» Records supplied
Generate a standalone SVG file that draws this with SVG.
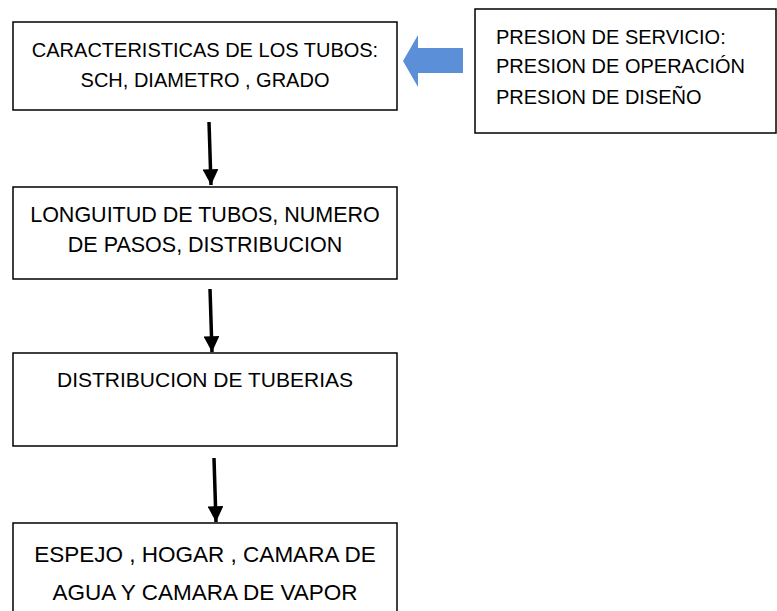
<svg xmlns="http://www.w3.org/2000/svg" width="777" height="611" viewBox="0 0 777 611">
<style>
.box{fill:#fff;stroke:#000;stroke-width:1.5}
.t{font-family:"Liberation Sans",Arial,sans-serif;font-size:20px;fill:#000}
.c{text-anchor:middle}
.big{font-size:22.5px}
.arr{stroke:#000;stroke-width:3.5;fill:none}
</style>
<defs>
<marker id="ah" viewBox="0 0 10 10" refX="10" refY="5" markerWidth="4.5" markerHeight="4.5" orient="auto" markerUnits="strokeWidth">
<path d="M0,0 L10,5 L0,10 z" fill="#000"/>
</marker>
</defs>
<rect width="777" height="611" fill="#fff"/>
<g id="n1">
<rect class="box" x="13" y="22" width="384" height="88"/>
<text class="t c" x="205" y="57">CARACTERISTICAS DE LOS TUBOS:</text>
<text class="t c" x="205" y="87">SCH, DIAMETRO , GRADO</text>
</g>
<g id="n0">
<rect class="box" x="475" y="9" width="301" height="124"/>
<text class="t" x="496" y="44">PRESION DE SERVICIO:</text>
<text class="t" x="496" y="73">PRESION DE OPERACIÓN</text>
<text class="t" x="496" y="104">PRESION DE DISEÑO</text>
</g>
<g id="n2">
<rect class="box" x="13" y="187" width="384" height="92"/>
<text class="t c" x="205" y="222" style="font-size:21.5px">LONGUITUD DE TUBOS, NUMERO</text>
<text class="t c" x="205" y="252" style="font-size:21.5px">DE PASOS, DISTRIBUCION</text>
</g>
<g id="n3">
<rect class="box" x="13" y="353" width="384" height="93"/>
<text class="t c" x="205" y="387" style="font-size:21px">DISTRIBUCION DE TUBERIAS</text>
</g>
<g id="n4">
<rect class="box" x="13" y="523" width="384" height="92"/>
<text class="t big c" x="205" y="562">ESPEJO , HOGAR , CAMARA DE</text>
<text class="t big c" x="205" y="600">AGUA Y CAMARA DE VAPOR</text>
</g>
<g id="connectors">
<path d="M418,35 L403,61 L418,87 L418,73 L463,73 L463,48 L418,48 z" fill="#5B8FD8"/>
<line class="arr" x1="209" y1="122" x2="211" y2="185" marker-end="url(#ah)"/>
<line class="arr" x1="210" y1="289" x2="212" y2="352" marker-end="url(#ah)"/>
<line class="arr" x1="214" y1="458" x2="216" y2="522" marker-end="url(#ah)"/>
</g>
</svg>
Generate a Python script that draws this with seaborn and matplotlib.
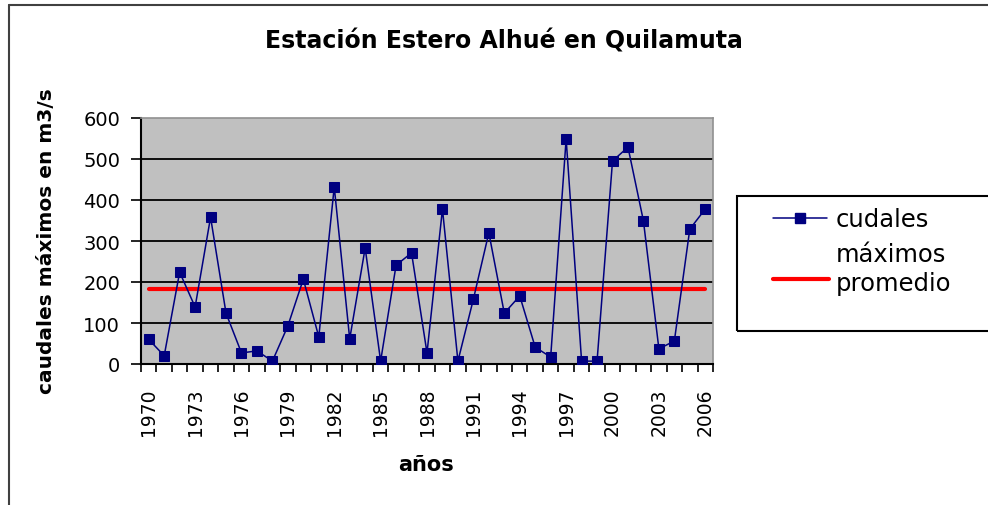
import numpy as np
import pandas as pd
import matplotlib.pyplot as plt
import seaborn as sns
from matplotlib.lines import Line2D
from matplotlib.patches import Rectangle

## Data
years = list(range(1970, 2007))
caudales = [60, 20, 224, 139, 358, 124, 27, 32, 7, 93,
            207, 66, 432, 61, 283, 7, 241, 271, 27, 378,
            7, 158, 320, 124, 166, 41, 17, 549, 7, 7,
            495, 529, 349, 37, 56, 329, 378]
promedio = [183] * len(years)
y_ticks = [0, 100, 200, 300, 400, 500, 600]

df = pd.DataFrame({'pos': range(len(years)), 'anio': years,
                   'caudales': caudales, 'promedio': promedio})

sns.set_style("ticks")
plt.rcParams['font.family'] = ['DejaVu Sans']
plt.rcParams['text.color'] = 'black'
plt.rcParams['xtick.color'] = 'black'
plt.rcParams['ytick.color'] = 'black'

W, H = 988, 506
fig = plt.figure(figsize=(W / 100, H / 100), dpi=100)
ax = fig.add_axes([141 / W, 1 - 365 / H, 572 / W, 246 / H])
ax.set_facecolor('#C0C0C0')

# gridlines
for v in y_ticks[1:-1]:
    ax.axhline(v, color='black', lw=1.3, zorder=1)

sns.lineplot(data=df, x='pos', y='promedio', ax=ax, color='#FF0000', lw=3, zorder=2)
sns.lineplot(data=df, x='pos', y='caudales', ax=ax, color='#000080', lw=1.1,
             marker='s', markersize=7, markeredgecolor='#000080', zorder=3)

ax.set_xlim(-0.5, len(years) - 0.5)
ax.set_ylim(0, 600)
ax.set_yticks(y_ticks)
ax.set_yticklabels([str(v) for v in y_ticks], fontsize=14)

lab_pos = list(range(0, len(years), 3))
ax.set_xticks(lab_pos)
ax.set_xticklabels([str(years[i]) for i in lab_pos], rotation=90, fontsize=13.5)
ax.set_xticks(np.arange(-0.5, len(years), 1), minor=True)
ax.tick_params(axis='x', which='major', length=0, pad=17)
ax.tick_params(axis='x', which='minor', length=6, width=1.2, color='black', direction='out')
ax.tick_params(axis='y', length=7, width=1.2, color='black', direction='out', pad=8)

ax.set_xlabel('')
ax.set_ylabel('')
for s in ['left', 'bottom']:
    ax.spines[s].set_color('black')
    ax.spines[s].set_linewidth(1.5)
for s in ['top', 'right']:
    ax.spines[s].set_color('#909090')
    ax.spines[s].set_linewidth(1.2)

# Titles
fig.text(504 / W, 1 - 42 / H, 'Estación Estero Alhué en Quilamuta',
         ha='center', va='center', fontsize=17, fontweight='bold')
fig.text(426 / W, 1 - 465 / H, 'años', ha='center', va='center',
         fontsize=15, fontweight='bold')
fig.text(47 / W, 1 - 241 / H, 'caudales máximos en m3/s', ha='center',
         va='center', rotation=90, fontsize=14.5, fontweight='bold')

# Legend box (drawn by hand to match the spreadsheet layout)
fig.patches.append(Rectangle((737 / W, 1 - 332 / H), 260 / W, 135 / H,
                             transform=fig.transFigure, fill=False,
                             edgecolor='black', lw=1.5))
fig.add_artist(Line2D([773 / W, 827 / W], [1 - 219 / H, 1 - 219 / H],
                      color='#000080', lw=1.1, transform=fig.transFigure))
fig.add_artist(Line2D([800 / W], [1 - 219 / H], color='#000080', marker='s',
                      markersize=7, transform=fig.transFigure))
fig.add_artist(Line2D([773 / W, 829 / W], [1 - 280 / H, 1 - 280 / H],
                      color='#FF0000', lw=3, transform=fig.transFigure))
for txt, yb in [('cudales', 227), ('máximos', 262), ('promedio', 291)]:
    fig.text(836 / W, 1 - yb / H, txt, ha='left', va='baseline', fontsize=17.5)

# outer chart border
fig.add_artist(Line2D([9 / W, 9 / W], [0, 1 - 6 / H], color='#404040',
                      lw=1.5, transform=fig.transFigure))
fig.add_artist(Line2D([9 / W, 1], [1 - 6 / H, 1 - 6 / H], color='#404040',
                      lw=1.5, transform=fig.transFigure))

fig.savefig('out.png', dpi=100)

» Given exercise
Repeat the full listing above exactly, with no pictures in the copy.

» Finished exercise
Generate a standalone SVG file that draws this with SVG.
<svg xmlns="http://www.w3.org/2000/svg" width="777" height="611" viewBox="0 0 777 611">
<style>
.box{fill:#fff;stroke:#000;stroke-width:1.5}
.t{font-family:"Liberation Sans",Arial,sans-serif;font-size:20px;fill:#000}
.c{text-anchor:middle}
.big{font-size:22.5px}
.arr{stroke:#000;stroke-width:3.5;fill:none}
</style>
<defs>
<marker id="ah" viewBox="0 0 10 10" refX="10" refY="5" markerWidth="4.5" markerHeight="4.5" orient="auto" markerUnits="strokeWidth">
<path d="M0,0 L10,5 L0,10 z" fill="#000"/>
</marker>
</defs>
<rect width="777" height="611" fill="#fff"/>
<g id="n1">
<rect class="box" x="13" y="22" width="384" height="88"/>
<text class="t c" x="205" y="57">CARACTERISTICAS DE LOS TUBOS:</text>
<text class="t c" x="205" y="87">SCH, DIAMETRO , GRADO</text>
</g>
<g id="n0">
<rect class="box" x="475" y="9" width="301" height="124"/>
<text class="t" x="496" y="44">PRESION DE SERVICIO:</text>
<text class="t" x="496" y="73">PRESION DE OPERACIÓN</text>
<text class="t" x="496" y="104">PRESION DE DISEÑO</text>
</g>
<g id="n2">
<rect class="box" x="13" y="187" width="384" height="92"/>
<text class="t c" x="205" y="222" style="font-size:21.5px">LONGUITUD DE TUBOS, NUMERO</text>
<text class="t c" x="205" y="252" style="font-size:21.5px">DE PASOS, DISTRIBUCION</text>
</g>
<g id="n3">
<rect class="box" x="13" y="353" width="384" height="93"/>
<text class="t c" x="205" y="387" style="font-size:21px">DISTRIBUCION DE TUBERIAS</text>
</g>
<g id="n4">
<rect class="box" x="13" y="523" width="384" height="92"/>
<text class="t big c" x="205" y="562">ESPEJO , HOGAR , CAMARA DE</text>
<text class="t big c" x="205" y="600">AGUA Y CAMARA DE VAPOR</text>
</g>
<g id="connectors">
<path d="M418,35 L403,61 L418,87 L418,73 L463,73 L463,48 L418,48 z" fill="#5B8FD8"/>
<line class="arr" x1="209" y1="122" x2="211" y2="185" marker-end="url(#ah)"/>
<line class="arr" x1="210" y1="289" x2="212" y2="352" marker-end="url(#ah)"/>
<line class="arr" x1="214" y1="458" x2="216" y2="522" marker-end="url(#ah)"/>
</g>
</svg>
Generate a Python script that draws this with seaborn and matplotlib.
import numpy as np
import pandas as pd
import matplotlib.pyplot as plt
import seaborn as sns
from matplotlib.lines import Line2D
from matplotlib.patches import Rectangle

## Data
years = list(range(1970, 2007))
caudales = [60, 20, 224, 139, 358, 124, 27, 32, 7, 93,
            207, 66, 432, 61, 283, 7, 241, 271, 27, 378,
            7, 158, 320, 124, 166, 41, 17, 549, 7, 7,
            495, 529, 349, 37, 56, 329, 378]
promedio = [183] * len(years)
y_ticks = [0, 100, 200, 300, 400, 500, 600]

df = pd.DataFrame({'pos': range(len(years)), 'anio': years,
                   'caudales': caudales, 'promedio': promedio})

sns.set_style("ticks")
plt.rcParams['font.family'] = ['DejaVu Sans']
plt.rcParams['text.color'] = 'black'
plt.rcParams['xtick.color'] = 'black'
plt.rcParams['ytick.color'] = 'black'

W, H = 988, 506
fig = plt.figure(figsize=(W / 100, H / 100), dpi=100)
ax = fig.add_axes([141 / W, 1 - 365 / H, 572 / W, 246 / H])
ax.set_facecolor('#C0C0C0')

# gridlines
for v in y_ticks[1:-1]:
    ax.axhline(v, color='black', lw=1.3, zorder=1)

sns.lineplot(data=df, x='pos', y='promedio', ax=ax, color='#FF0000', lw=3, zorder=2)
sns.lineplot(data=df, x='pos', y='caudales', ax=ax, color='#000080', lw=1.1,
             marker='s', markersize=7, markeredgecolor='#000080', zorder=3)

ax.set_xlim(-0.5, len(years) - 0.5)
ax.set_ylim(0, 600)
ax.set_yticks(y_ticks)
ax.set_yticklabels([str(v) for v in y_ticks], fontsize=14)

lab_pos = list(range(0, len(years), 3))
ax.set_xticks(lab_pos)
ax.set_xticklabels([str(years[i]) for i in lab_pos], rotation=90, fontsize=13.5)
ax.set_xticks(np.arange(-0.5, len(years), 1), minor=True)
ax.tick_params(axis='x', which='major', length=0, pad=17)
ax.tick_params(axis='x', which='minor', length=6, width=1.2, color='black', direction='out')
ax.tick_params(axis='y', length=7, width=1.2, color='black', direction='out', pad=8)

ax.set_xlabel('')
ax.set_ylabel('')
for s in ['left', 'bottom']:
    ax.spines[s].set_color('black')
    ax.spines[s].set_linewidth(1.5)
for s in ['top', 'right']:
    ax.spines[s].set_color('#909090')
    ax.spines[s].set_linewidth(1.2)

# Titles
fig.text(504 / W, 1 - 42 / H, 'Estación Estero Alhué en Quilamuta',
         ha='center', va='center', fontsize=17, fontweight='bold')
fig.text(426 / W, 1 - 465 / H, 'años', ha='center', va='center',
         fontsize=15, fontweight='bold')
fig.text(47 / W, 1 - 241 / H, 'caudales máximos en m3/s', ha='center',
         va='center', rotation=90, fontsize=14.5, fontweight='bold')

# Legend box (drawn by hand to match the spreadsheet layout)
fig.patches.append(Rectangle((737 / W, 1 - 332 / H), 260 / W, 135 / H,
                             transform=fig.transFigure, fill=False,
                             edgecolor='black', lw=1.5))
fig.add_artist(Line2D([773 / W, 827 / W], [1 - 219 / H, 1 - 219 / H],
                      color='#000080', lw=1.1, transform=fig.transFigure))
fig.add_artist(Line2D([800 / W], [1 - 219 / H], color='#000080', marker='s',
                      markersize=7, transform=fig.transFigure))
fig.add_artist(Line2D([773 / W, 829 / W], [1 - 280 / H, 1 - 280 / H],
                      color='#FF0000', lw=3, transform=fig.transFigure))
for txt, yb in [('cudales', 227), ('máximos', 262), ('promedio', 291)]:
    fig.text(836 / W, 1 - yb / H, txt, ha='left', va='baseline', fontsize=17.5)

# outer chart border
fig.add_artist(Line2D([9 / W, 9 / W], [0, 1 - 6 / H], color='#404040',
                      lw=1.5, transform=fig.transFigure))
fig.add_artist(Line2D([9 / W, 1], [1 - 6 / H, 1 - 6 / H], color='#404040',
                      lw=1.5, transform=fig.transFigure))

fig.savefig('out.png', dpi=100)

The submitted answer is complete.